EDITOR'S NOTE
Difficult though it may be to imagine today, many leading intellectuals of the waning Nineteenth Century believed that the Age of Science had already reached its end. By this they meant not (as a few classical physicists claimed) that all the important discoveries had already been made; rather, they viewed science itself as a discredited Nineteenth Century creed, due to be replaced.
Such was the view of the philosopher and anarchist Edward Carpenter, one of the Twentieth Century's forgotten founders. Carpenter, a renegade Anglican priest who ostensibly dropped out of polite society to live as a peasant, was a friend or correspondent of nearly all the demigods of modernism, from Isidora Duncan to D. H. Lawrence, but he was chronologically of an older generation; in his person, he showed the continuity between the Victorian avant garde and the Jazz Age. As the photograph above perhaps suggests, he consciously strove to be England's Walt Whitman, and is remembered today largely as the original of the gay protagonist of E. M. Forster's novel Maurice.
Despite his relative obscurity now, Carpenter was in his day an immensely influential anti-establishment thinker, eager to tackle all the conventions of the age with astonishing fearlessness. Science was only one of his many targets, but his attack on it (parts one and two of this series) had considerable impact. Leo Tolstoy, in his 1890s cult-leader mode, rejoiced to hear that contemporary Britain had produced a sandal-wearing utopian of its own, "a worthy successor to Carlyle and Ruskin". Tolstoy's imprimatur helped to spread "Modern Science: A Criticism" beyond the English-speaking world, but his essay promoting it (part three of this series) suggests that "the Sage of Yasnaya Polya" missed Carpenter's subtler points -- or perhaps just ignored them as different from his own, and therefore beneath notice.
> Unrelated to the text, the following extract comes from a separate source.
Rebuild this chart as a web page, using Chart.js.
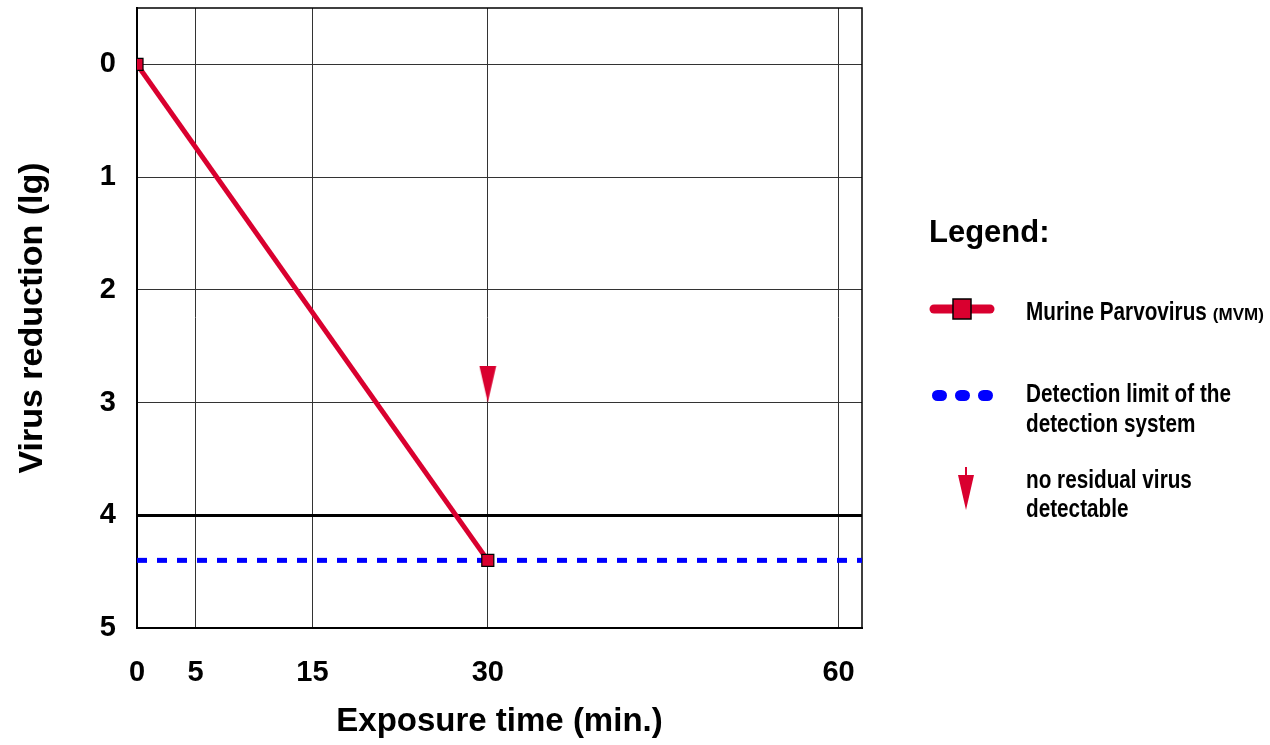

This is, after all, the Tolstoy who considered himself so much the paragon of True Revolution that (as we will read) he brushed off Karl Marx as a representative of the status quo!
Scientists themselves were uneasy about the future of their discipline in the fin de siècle. Besides the impending storms of radioactivity, relativity, and quantum mechanics there were other equally ominous-looking clouds that never broke: geophysicists insisted that the earth was too young to accomodate the geological time-scale; biologists, with no understanding of heredity, were increasingly doubtful of natural selection but afraid to say so publicly. Carpenter's challenge, therefore, could not go unanswered, and the one champion equally respected in scientific, philosophical, and literary circles took up the challenge: Henri Poincaré. His essay on "The Choice of Facts" (fourth in this series) does not quite answer all of Carpenter's points (and in some ways shows less awareness of the changes taking place in physics than Carpenter does), but on the whole makes a quite solid and thought-provoking defense -- at least until the conclusion. Just when one thinks that he is going to rest his case, if not on religion then on its turn-of-the-century secular replacement, Art For Art's Sake, he instead abruptly veers into the doubtful waters of sociobiology and gives us a Darwinian argument that the scientific mentality is justified in its results: Europeans dominate the world. Carpenter, the anarcho-socialist friend of Tagore and Gandhi, if he read this, must have rolled his eyes; Tolstoy would have taken it as conclusive proof, were any more needed, that science is a lackey of the capitalist antichrist.
Despite this flaw at the close, Poincaré's piece mostly retains its value; it articulates a philosophy of science still vital and appealing after a hundred years. But what about the critique that provoked it?
A Twenty-First Century scientist (this one, at least) cannot help but find both Carpenter's and Tolstoy's essays irritating, but for different reasons. Tolstoy is irritating because he pontificates freely but evinces little understanding of what science is actually about. Carpenter -- a Fellow of Trinity who passed the Mathematical Tripos -- is irritating because he understands science perfectly and remains unimpressed! If some of his criticisms, echoed a century later by postmodernism, seem unreasonable, all too many others are (even now) exactly on target. To make his critique entirely up to date, one need merely replace "ether" and "atoms" with "dark matter" and "superstrings".